Let $\phi:\mathbb R\to\mathbb R$ be an smooth, even function and $\int_\mathbb R|\phi(t)|^p\,\mathrm dt<\infty$, that is, $\phi$ is pth-power integrable in $\mathbb R$ iff $p\geq p_0$ for $p_0\in\mathbb N$. Now let $\Phi(x):=\phi(|x|)$ with $x\in\mathbb R^n$.
My question is: 1.) Which is the smallest $q$, such that $\int_{\mathbb R^n}|\Phi(x)|^q\, \mathrm dx<\infty$?
I am aware of the fact that $(f\in L^p(\mathbb R^n)) \Rightarrow (f\in L^q(\mathbb R^n))$ for $p\leq q$ might not hold if the function support intervals get smaller and smaller with $|x|\to\infty$, but I'm interested in "non-pathologic" smooth functions, e.g. Bessel functions. I just don't know which function space I should use (just regarding analytic functions seems to restrictive for me).
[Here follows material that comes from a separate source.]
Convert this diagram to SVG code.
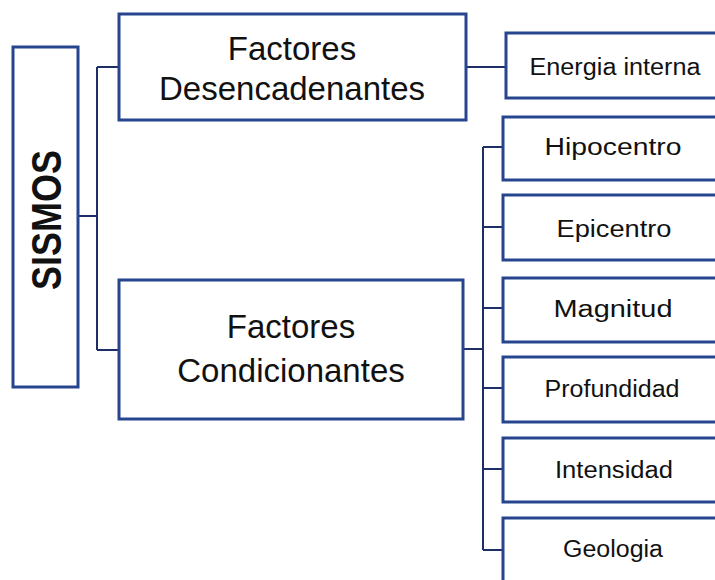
<svg xmlns="http://www.w3.org/2000/svg" width="715" height="580" viewBox="0 0 715 580">
<style>
.box{fill:#fff;stroke:#27458f;stroke-width:3}
.ln{fill:none;stroke:#1d2f66;stroke-width:2}
.t{font-family:"Liberation Sans",Arial,sans-serif;fill:#111;text-anchor:middle}
.big{font-size:33px}
.sm{font-size:23px}
</style>
<rect width="715" height="580" fill="#fff"/>
<g id="connectors">
<path class="ln" d="M78 216 H97 M97 67 V350 M97 67 H119 M97 350 H119"/>
<path class="ln" d="M466 67 H506"/>
<path class="ln" d="M463 349 H483 M483 147 V550 M483 147 H503 M483 227 H503 M483 308 H503 M483 388 H503 M483 469 H503 M483 550 H503"/>
</g>
<g id="sismos">
<rect class="box" x="13" y="47" width="65" height="340"/>
<text class="t" transform="translate(61,220) rotate(-90)" font-size="42" font-weight="bold" textLength="140" lengthAdjust="spacingAndGlyphs">SISMOS</text>
</g>
<g id="desencadenantes">
<rect class="box" x="119" y="14" width="347" height="106"/>
<text class="t big" x="292" y="60">Factores</text>
<text class="t big" x="292" y="100">Desencadenantes</text>
</g>
<g id="condicionantes">
<rect class="box" x="119" y="280" width="344" height="139"/>
<text class="t big" x="291" y="338">Factores</text>
<text class="t big" x="291" y="382">Condicionantes</text>
</g>
<g id="energia">
<rect class="box" x="506" y="33" width="215" height="65"/>
<text class="t sm" x="615" y="75" textLength="171" lengthAdjust="spacingAndGlyphs">Energia interna</text>
</g>
<g id="hipocentro">
<rect class="box" x="503" y="117" width="218" height="63"/>
<text class="t sm" x="613" y="155" textLength="137" lengthAdjust="spacingAndGlyphs">Hipocentro</text>
</g>
<g id="epicentro">
<rect class="box" x="503" y="195" width="218" height="65"/>
<text class="t sm" x="614" y="237" textLength="115" lengthAdjust="spacingAndGlyphs">Epicentro</text>
</g>
<g id="magnitud">
<rect class="box" x="503" y="278" width="218" height="64"/>
<text class="t sm" x="613" y="317" textLength="119" lengthAdjust="spacingAndGlyphs">Magnitud</text>
</g>
<g id="profundidad">
<rect class="box" x="503" y="357" width="218" height="65"/>
<text class="t sm" x="612" y="397" textLength="135" lengthAdjust="spacingAndGlyphs">Profundidad</text>
</g>
<g id="intensidad">
<rect class="box" x="503" y="438" width="218" height="64"/>
<text class="t sm" x="614" y="478" textLength="118" lengthAdjust="spacingAndGlyphs">Intensidad</text>
</g>
<g id="geologia">
<rect class="box" x="503" y="518" width="218" height="70"/>
<text class="t sm" x="613" y="557" textLength="100" lengthAdjust="spacingAndGlyphs">Geologia</text>
</g>
</svg>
So the second part of my question is 2.) What is the appropriate function space to formulate question 1.)
I started my calculations as follows: \begin{align} \int_{\mathbb R^n}|\Phi(x)|dx &\,=\, \int_{\mathbb R^n}|\phi(|x|)|\,dx\\ &\,=\,\int_0^\infty\int_{S^{n-1}}|\phi(r)|\,\mathrm dS\,r^{n-1}\,\mathrm dr\\ &\,=\,\omega_{n-1}\int_0^\infty |\phi(r)|\,r^{n-1}\,\mathrm dr, \end{align} where $\omega_{n-1}$ is the surface of the unit sphere $S^{n-1}$ in $\mathbb R^n$. From this, it seems that the answer to my question is dimension-dependent, and that the needed $q$ will increase with the dimension $n$.
You want to make $|\phi(r)|^q r^{n-1}$ integrable, based on the integrability of $|\phi|^p$.
Smoothness, and even analyticity, do not help. An analytic function $\phi$ could still have a sequence of smooth bumps near points $r_n$, where the sequence $r_n$ grows arbitrarily fast. This can make $|\phi(r)|^q r^{n-1}$ non-integrable, regardless of integrability assumptions on $\phi$.
The weighted Lebesgue space $L^q_w$ with the weight $w=r^{n-1}$. You have $\phi\in L^q_w$ if and only if $\Phi\in L^q(\mathbb R^n)$.
Equivalent formulation: for $k=1,2,\dots$ let $\phi_k$ be the restriction of $\phi$ to the interval $[2^{k-1},2^{k}]$. Then you want $\sum_{k=1}^\infty 2^{k(n-1)}\|\phi_k\|_{L^q}<\infty$ in order to conclude that $\Phi\in L^q(\mathbb R^n)$.